Today, things are a bit quieter here, but the oystering lives on, albeit on a lesser scale. Taking in the view from Quinnipiac River Park, I could see an oyster boat quietly at rest, with a tell-tale pile of shells rising behind her. A limited and diminished reminder of a once dominant past.

New Haven Preservation Trust: Quinnipiac Historic District 
CT Coastal Access Guide: Quinnipiac River Park
Mystic Seaport: New Haven Sharpie

Thursday, June 16, 2011

Connecticut River Shad

Did you know there is a commercial fishery for shad on the Connecticut River? Seasonal, small-scale, and often hidden from view, the fishery goes largely unnoticed with the exception of a random shad bake. American shad normally return to the Connecticut River sometime in late April and continue through June. Once the river warms up, the shad spawn, and the season comes to an end.

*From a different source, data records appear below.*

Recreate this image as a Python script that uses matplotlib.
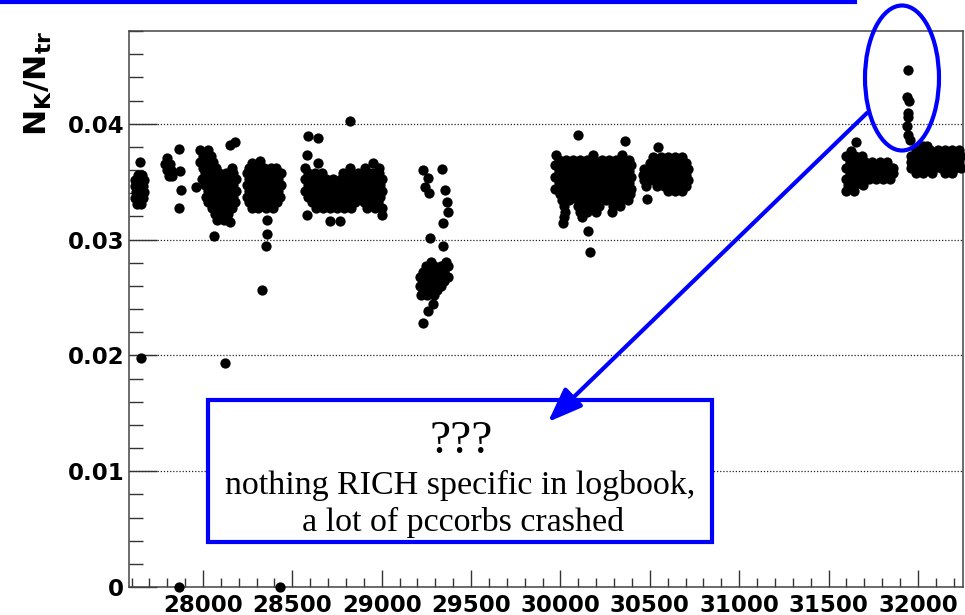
import matplotlib
matplotlib.use("Agg")
import matplotlib.pyplot as plt
from matplotlib.patches import Ellipse, Rectangle, FancyArrowPatch
from matplotlib.lines import Line2D
from matplotlib.ticker import MultipleLocator, FuncFormatter

# ---------------- data: (ratio N_K/N_tr, [run numbers]) ----------------
c1_rows = [
    (0.0367, [27650]),
    (0.0356, [27635, 27660]),
    (0.0351, [27622, 27648, 27668]),
    (0.0346, [27618, 27640, 27665]),
    (0.0341, [27625, 27650, 27668]),
    (0.0336, [27620, 27645, 27665]),
    (0.0331, [27632, 27655]),
]
c2_rows = [
    (0.0378, [27865]),
    (0.0370, [27800]),
    (0.0365, [27790, 27815]),
    (0.0360, [27800, 27822]),
    (0.0359, [27871]),
    (0.0355, [27808, 27828]),
    (0.0343, [27876]),
    (0.0327, [27865]),
]
c3_rows = [
    (0.0384, [28180]),
    (0.0382, [28151]),
    (0.0377, [27985, 28030]),
    (0.0372, [28000, 28045]),
    (0.0367, [27985, 28020, 28055]),
    (0.0362, [28000, 28040, 28075, 28165]),
    (0.0357, [28010, 28050, 28090, 28130, 28170]),
    (0.0352, [27995, 28030, 28070, 28110, 28150, 28185]),
    (0.0347, [28010, 28050, 28090, 28130, 28170]),
    (0.0345, [27960]),
    (0.0342, [28030, 28070, 28110, 28150, 28185]),
    (0.0337, [28015, 28050, 28090, 28130, 28170]),
    (0.0332, [28030, 28070, 28110, 28150, 28180]),
    (0.0327, [28050, 28090, 28130, 28160]),
    (0.0322, [28065, 28105, 28140]),
    (0.0317, [28080, 28115]),
    (0.0315, [28151]),
    (0.0303, [28061]),
]
c4_rows = [
    (0.0368, [28319]),
    (0.0366, [28274]),
    (0.0362, [28260, 28300, 28340, 28380, 28410]),
    (0.0357, [28245, 28280, 28320, 28360, 28400, 28436]),
    (0.0352, [28260, 28300, 28340, 28380, 28420]),
    (0.0347, [28245, 28280, 28320, 28360, 28400, 28436]),
    (0.0342, [28260, 28300, 28340, 28380, 28420]),
    (0.0337, [28245, 28280, 28320, 28360, 28400, 28430]),
    (0.0332, [28260, 28300, 28340, 28380, 28415]),
    (0.0327, [28275, 28310, 28350, 28390]),
    (0.0317, [28358]),
    (0.0305, [28358]),
    (0.0294, [28352]),
]
c5_rows = [
    (0.0389, [28588]),
    (0.0388, [28644]),
    (0.0373, [28582]),
    (0.0366, [28644, 28952]),
    (0.0362, [28571, 28820, 28905, 28985]),
    (0.0357, [28590, 28625, 28665, 28785, 28825, 28865, 28905, 28945, 28985]),
    (0.0352, [28571, 28610, 28650, 28690, 28730, 28770, 28810, 28850, 28890, 28930, 28970, 29000]),
    (0.0347, [28590, 28630, 28670, 28710, 28750, 28790, 28830, 28870, 28910, 28950, 28990]),
    (0.0342, [28571, 28610, 28650, 28690, 28730, 28770, 28810, 28850, 28890, 28930, 28970, 29000]),
    (0.0337, [28590, 28630, 28670, 28710, 28750, 28790, 28830, 28870, 28910, 28950, 28990]),
    (0.0332, [28610, 28650, 28690, 28730, 28770, 28810, 28850, 28900, 28940, 28980]),
    (0.0327, [28630, 28670, 28710, 28750, 28790, 28830, 28920, 28960, 29000]),
    (0.0321, [28582, 29002]),
    (0.0316, [28711, 28767]),
]
c6_rows = [
    (0.0361, [29339]),
    (0.0360, [29232]),
    (0.0353, [29260]),
    (0.0345, [29244]),
    (0.0343, [29356]),
    (0.0340, [29266]),
    (0.0332, [29367]),
    (0.0324, [29372]),
    (0.0314, [29344]),
    (0.0301, [29272]),
    (0.0294, [29344]),
    (0.0281, [29275, 29360]),
    (0.0277, [29250, 29290, 29330, 29368]),
    (0.0272, [29232, 29270, 29310, 29350]),
    (0.0268, [29215, 29250, 29290, 29330, 29370]),
    (0.0264, [29232, 29270, 29310, 29350]),
    (0.0260, [29215, 29250, 29290, 29330]),
    (0.0256, [29232, 29270, 29310]),
    (0.0252, [29222, 29255, 29290]),
    (0.0244, [29288]),
    (0.0238, [29260]),
    (0.0228, [29232]),
]
c7_rows = [
    (0.0390, [30099]),
    (0.0385, [30363]),
    (0.0373, [29975, 30183, 30346]),
    (0.0369, [29990, 30030, 30070, 30110, 30150, 30190, 30230, 30270, 30310, 30350, 30385]),
    (0.0364, [29970, 30010, 30050, 30090, 30130, 30170, 30210, 30250, 30290, 30330, 30370, 30396]),
    (0.0359, [29990, 30030, 30070, 30110, 30150, 30190, 30230, 30270, 30310, 30350, 30385]),
    (0.0354, [29970, 30010, 30050, 30090, 30130, 30170, 30210, 30250, 30290, 30330, 30370, 30396]),
    (0.0349, [29990, 30030, 30070, 30110, 30150, 30190, 30230, 30270, 30310, 30350, 30385]),
    (0.0344, [29970, 30010, 30050, 30090, 30130, 30170, 30210, 30250, 30290, 30330, 30370, 30396]),
    (0.0339, [30000, 30040, 30080, 30120, 30160, 30200, 30240, 30280, 30320, 30360, 30390]),
    (0.0334, [30010, 30050, 30100, 30140, 30180, 30220, 30255, 30300, 30340, 30375]),
    (0.0329, [30020, 30100, 30140, 30180, 30215, 30295, 30335]),
    (0.0324, [30025, 30110, 30150, 30200, 30290]),
    (0.0319, [30020, 30122]),
    (0.0314, [30015]),
    (0.0307, [30155]),
    (0.0289, [30167]),
]
c8_rows = [
    (0.0380, [30547]),
    (0.0371, [30520, 30560, 30600, 30640, 30680]),
    (0.0366, [30500, 30540, 30580, 30620, 30660, 30700]),
    (0.0361, [30465, 30520, 30560, 30600, 30640, 30680, 30715]),
    (0.0356, [30460, 30500, 30540, 30580, 30620, 30660, 30700]),
    (0.0351, [30465, 30520, 30560, 30600, 30640, 30680, 30715]),
    (0.0346, [30480, 30540, 30580, 30620, 30660, 30700]),
    (0.0342, [30600, 30640, 30680]),
    (0.0335, [30486]),
]
c9_rows = [
    (0.0384, [31656]),
    (0.0376, [31625]),
    (0.0372, [31600, 31645, 31685]),
    (0.0367, [31620, 31665, 31705, 31745, 31785, 31825]),
    (0.0362, [31595, 31640, 31685, 31725, 31765, 31805, 31845, 31862]),
    (0.0357, [31620, 31665, 31705, 31745, 31785, 31825, 31860]),
    (0.0352, [31595, 31640, 31685, 31725, 31765, 31805, 31845]),
    (0.0347, [31610, 31650, 31690]),
    (0.0342, [31600, 31640]),
]
c10_rows = [
    (0.0381, [32030, 32050]),
    (0.0377, [31990, 32030, 32070, 32110, 32150, 32190, 32230]),
    (0.0372, [31960, 32010, 32050, 32090, 32130, 32170, 32210, 32240]),
    (0.0367, [31960, 31990, 32030, 32070, 32110, 32150, 32190, 32230]),
    (0.0362, [31960, 32010, 32050, 32090, 32130, 32170, 32210, 32240]),
    (0.0357, [31990, 32030, 32080, 32150, 32190]),
]
ellipse_rows = [
    (0.0446, [31945]),
    (0.0423, [31938]),
    (0.0420, [31952]),
    (0.0409, [31945]),
    (0.0406, [31942]),
    (0.0398, [31938]),
    (0.0390, [31942]),
    (0.0386, [31955]),
]
single_runs = [27652, 28123, 28330, 27865, 28431, 28823]
single_vals = [0.0198, 0.0193, 0.0256, 0.0, 0.0, 0.0402]

x_ticks = [28000, 28500, 29000, 29500, 30000, 30500, 31000, 31500, 32000]
y_ticks = [0.0, 0.01, 0.02, 0.03, 0.04]
y_label = r"$\mathbf{N_{K}/N_{tr}}$"
box_title = "???"
box_line1 = "nothing RICH specific in logbook,"
box_line2 = "a lot of pccorbs crashed"

# ---------------- figure ----------------
W, H = 965, 615
plt.rcParams["mathtext.fontset"] = "dejavusans"
fig = plt.figure(figsize=(W / 100, H / 100), dpi=100)
fig.patch.set_facecolor("white")
ax = fig.add_axes([129 / W, 1 - 587 / H, (963 - 129) / W, (587 - 31) / H])

MS = 7.4
all_rows = [c1_rows, c2_rows, c3_rows, c4_rows, c5_rows, c6_rows, c7_rows,
            c8_rows, c9_rows, c10_rows, ellipse_rows]
for rows in all_rows:
    xs, ys = [], []
    for val, runs in rows:
        for r in runs:
            xs.append(r)
            ys.append(val)
    ax.plot(xs, ys, "o", ms=MS, color="black", mec="none", clip_on=False, zorder=3)
ax.plot(single_runs, single_vals, "o", ms=MS, color="black", mec="none",
        clip_on=False, zorder=3)

ax.set_xlim(27586, 32252)
ax.set_ylim(0, 0.0480)
ax.set_xticks(x_ticks)
ax.set_yticks(y_ticks)
ax.xaxis.set_minor_locator(MultipleLocator(100))
ax.yaxis.set_minor_locator(MultipleLocator(0.002))
ax.yaxis.set_major_formatter(FuncFormatter(lambda v, p: "0" if abs(v) < 1e-9 else f"{v:.2f}"))
ax.xaxis.set_major_formatter(FuncFormatter(lambda v, p: f"{int(round(v))}"))

ax.tick_params(axis="y", which="major", direction="in", length=20, width=1.0, pad=3.5,
               color="#333333")
ax.tick_params(axis="y", which="minor", direction="in", length=10, width=1.0, color="#333333")
ax.tick_params(axis="x", which="major", direction="in", length=12.5, width=1.0, pad=5,
               color="#333333")
ax.tick_params(axis="x", which="minor", direction="in", length=6.5, width=1.0, color="#333333")
for lab in ax.get_xticklabels() + ax.get_yticklabels():
    lab.set_fontfamily("DejaVu Sans")
    lab.set_fontweight("bold")
    lab.set_fontsize(16.5)

for sp in ax.spines.values():
    sp.set_color("#444444")
    sp.set_linewidth(1.1)

ax.set_axisbelow(True)
ax.yaxis.grid(True, which="major", linestyle=(0, (1, 1.5)), color="#222222", linewidth=0.9)

fig.text(38 / W, 1 - 31 / H, y_label, rotation=90, ha="center", va="top", fontsize=22.5)

# ---------------- annotations ----------------
fig.add_artist(Line2D([0, 855 / W], [1 - 2 / H, 1 - 2 / H], transform=fig.transFigure,
                      color="blue", lw=3))
fig.add_artist(Ellipse((902 / W, 1 - 78 / H), 74 / W, 145 / H, transform=fig.transFigure,
                       fill=False, ec="blue", lw=3, zorder=6))
fig.add_artist(Rectangle((208 / W, 1 - 542 / H), (712 - 208) / W, (542 - 400) / H,
                         transform=fig.transFigure, fc="white", ec="blue", lw=3, zorder=5))
fig.text(461 / W, 1 - 453 / H, box_title, family="Liberation Serif", fontsize=34,
         ha="center", va="baseline", zorder=7)
fig.text(460 / W, 1 - 494 / H, box_line1, family="Liberation Serif", fontsize=24.5,
         ha="center", va="baseline", zorder=7)
fig.text(463 / W, 1 - 531 / H, box_line2, family="Liberation Serif", fontsize=24.5,
         ha="center", va="baseline", zorder=7)
fig.add_artist(FancyArrowPatch((867 / W, 1 - 113 / H), (548 / W, 1 - 422 / H),
                               transform=fig.transFigure,
                               arrowstyle="-|>,head_length=2.1,head_width=0.8",
                               mutation_scale=10, color="blue", lw=3,
                               shrinkA=0, shrinkB=0, zorder=8))

fig.savefig("out.png", dpi=100, facecolor="white")
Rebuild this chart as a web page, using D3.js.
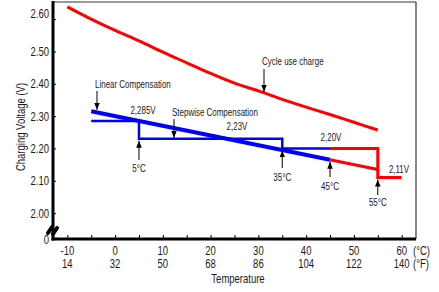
<!DOCTYPE html>
<html>
<head>
<meta charset="utf-8">
<script src="https://cdn.jsdelivr.net/npm/d3@7"></script>
<style>
  html, body { margin: 0; padding: 0; background: #fff; }
  svg text { font-family: "Liberation Sans", Arial, sans-serif; fill: #1a1a1a; }
</style>
</head>
<body>
<div id="chart"></div>
<script>
// charging voltage vs temperature, per cell

// cycle use charge curve
const cycleTemps = [-10, -5, 0, 5, 10, 15, 20, 25, 30, 35, 40, 45, 50, 55];
const cycleVolts = [2.638, 2.600, 2.565, 2.533, 2.498, 2.465, 2.432, 2.402, 2.378, 2.352, 2.328, 2.305, 2.281, 2.257];

// linear compensation (blue part, then red part)
const linearBlueTemps = [-5, 45];
const linearBlueVolts = [2.315, 2.165];
const linearRedTemps = [45, 55];
const linearRedVolts = [2.165, 2.135];

// stepwise compensation
const stepBlueTemps = [-5, 5, 5, 35, 35, 45];
const stepBlueVolts = [2.285, 2.285, 2.23, 2.23, 2.20, 2.20];
const stepRedTemps = [45, 55, 55, 60];
const stepRedVolts = [2.20, 2.20, 2.11, 2.11];

// axis ticks
const yTicks = [2.0, 2.1, 2.2, 2.3, 2.4, 2.5, 2.6];
const xTicksC = [-10, 0, 10, 20, 30, 40, 50, 60];
const xTicksF = ["14", "32", "50", "68", "86", "104", "122", "140"];
const xMinorTicks = [-10, -5, 0, 5, 10, 15, 20, 25, 30, 35, 40, 45, 50, 55, 60];

(function () {
  const W = 439, H = 292;
  const pLeft = 53, pRight = 416, pTop = 2, pBottom = 239;
  const NARROW = 0.76; // original uses a condensed face

  const svg = d3.select("#chart").append("svg")
    .attr("width", W)
    .attr("height", H);

  const x = d3.scaleLinear().domain([-13, 63]).range([pLeft, pRight]);
  const y = d3.scaleLinear().domain([1.92, 2.653]).range([pBottom, pTop]);

  const zip = (a, b) => a.map((d, i) => [d, b[i]]);

  // narrow text helper
  function ntext(px, py, str, size, anchor) {
    return svg.append("text")
      .attr("transform", `translate(${px},${py}) scale(${NARROW},1)`)
      .attr("text-anchor", anchor || "middle")
      .attr("font-size", size)
      .text(str);
  }

  // frame
  svg.append("line")
    .attr("x1", pLeft).attr("x2", pRight).attr("y1", pTop).attr("y2", pTop)
    .attr("stroke", "#777").attr("stroke-width", 1.5);
  svg.append("line")
    .attr("x1", pRight).attr("x2", pRight).attr("y1", pTop).attr("y2", pBottom)
    .attr("stroke", "#111").attr("stroke-width", 1);

  // y axis
  const yAxis = svg.append("g")
    .attr("transform", `translate(${pLeft},0)`)
    .call(d3.axisLeft(y).tickValues(yTicks).tickFormat(d3.format(".2f")).tickSize(-3).tickPadding(4));
  yAxis.select(".domain").remove();
  yAxis.attr("font-family", null);
  yAxis.selectAll(".tick text")
    .attr("x", null)
    .attr("font-size", 12.5)
    .attr("transform", d => `translate(-4,${d === 2.6 ? -6 : 0}) scale(${NARROW},1)`);

  ntext(pLeft - 4, pBottom + 5, "0", 12.5, "end");

  // x axis (ticks every 5 deg C, labels every 10)
  const xAxis = svg.append("g")
    .attr("transform", `translate(0,${pBottom})`)
    .call(d3.axisBottom(x).tickValues(xMinorTicks).tickSize(-4).tickFormat(""));
  xAxis.select(".domain").remove();

  xTicksC.forEach((t, i) => {
    ntext(x(t), 255, t < 0 ? "-" + Math.abs(t) : String(t), 12.5);
    ntext(x(t), 268, xTicksF[i], 12.5);
  });
  ntext(413, 255, "(°C)", 12.5, "start");
  ntext(413, 268, "(°F)", 12.5, "start");

  ntext(238, 283, "Temperature", 12.5);

  svg.append("text")
    .attr("transform", `translate(25,127) rotate(-90) scale(${NARROW},1)`)
    .attr("text-anchor", "middle")
    .attr("font-size", 12.5)
    .text("Charging Voltage (V)");

  // thick axis lines
  svg.append("line")
    .attr("x1", pLeft).attr("x2", pLeft).attr("y1", pTop - 1).attr("y2", pBottom + 1.5)
    .attr("stroke", "#000").attr("stroke-width", 3);
  svg.append("line")
    .attr("x1", pLeft - 1.5).attr("x2", pRight).attr("y1", pBottom).attr("y2", pBottom)
    .attr("stroke", "#000").attr("stroke-width", 3);

  // axis break mark
  const brk = svg.append("g").attr("transform", `translate(${pLeft},230)`);
  brk.append("path").attr("d", "M-5,3 L-1,-3").attr("stroke", "#000").attr("stroke-width", 4).attr("stroke-linecap", "round");
  brk.append("path").attr("d", "M0,4 L4,-2").attr("stroke", "#000").attr("stroke-width", 4).attr("stroke-linecap", "round");

  // lines
  const line = d3.line().x(d => x(d[0])).y(d => y(d[1]));
  const curve = d3.line().x(d => x(d[0])).y(d => y(d[1])).curve(d3.curveMonotoneX);

  const BLUE = "#0000ff", RED = "#ff0000";

  svg.append("path").datum(zip(stepBlueTemps, stepBlueVolts))
    .attr("d", line).attr("fill", "none").attr("stroke", BLUE).attr("stroke-width", 2.5);
  svg.append("path").datum(zip(linearBlueTemps, linearBlueVolts))
    .attr("d", line).attr("fill", "none").attr("stroke", BLUE).attr("stroke-width", 4);
  svg.append("path").datum(zip(stepRedTemps, stepRedVolts))
    .attr("d", line).attr("fill", "none").attr("stroke", RED).attr("stroke-width", 3);
  svg.append("path").datum(zip(linearRedTemps, linearRedVolts))
    .attr("d", line).attr("fill", "none").attr("stroke", RED).attr("stroke-width", 3);
  svg.append("path").datum(zip(cycleTemps, cycleVolts))
    .attr("d", curve).attr("fill", "none").attr("stroke", RED).attr("stroke-width", 3);

  // arrowheads
  svg.append("defs").append("marker")
    .attr("id", "arr")
    .attr("viewBox", "0 0 10 10")
    .attr("refX", 10).attr("refY", 5)
    .attr("markerWidth", 7).attr("markerHeight", 7)
    .attr("markerUnits", "userSpaceOnUse")
    .attr("orient", "auto")
    .append("path").attr("d", "M0,1 L10,5 L0,9 Z").attr("fill", "#000");

  function arrow(px, y1, y2) {
    svg.append("line")
      .attr("x1", px).attr("x2", px).attr("y1", y1).attr("y2", y2)
      .attr("stroke", "#000").attr("stroke-width", 1)
      .attr("marker-end", "url(#arr)");
  }
  const label = (px, py, txt, anchor) => ntext(px, py, txt, 10.5, anchor);

  // callouts pointing down
  label(95, 88, "Linear Compensation", "start");
  arrow(97, 91, y(2.3135) - 2);
  label(172, 116, "Stepwise Compensation", "start");
  arrow(174, 119, y(2.23) - 1);
  label(262, 65, "Cycle use charge", "start");
  arrow(264, 69, y(2.372) - 1);

  // temperature markers pointing up
  [[5, 2.23, 160, 172], [35, 2.20, 168, 181], [45, 2.165, 177, 190], [55, 2.11, 195, 206]].forEach(d => {
    arrow(x(d[0]), d[2], y(d[1]) + 2);
    label(x(d[0]), d[3], d[0] + "°C");
  });

  // voltage values
  label(143, 114, "2,285V");
  label(237, 130, "2,23V");
  label(331, 141, "2,20V");
  label(399, 173, "2,11V");
})();
</script>
</body>
</html>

Tucked away on the river's bank near the Rocky Hill Ferry is Hale's Shad. It's an unassuming type of place,to say the least: just a bare counter-top, a list of prices, and some photocopied recipes taped to the wall. Hale's stays open during the spring run, selling nothing but shad, roe, and something called shad milt.
"Marketed" as an aphrodisiac, every customer at Hale's got a sales pitch for shad milt while I was there. Having already eaten six oysters for lunch, I didn't want to get carried away, so I politely said "no thanks".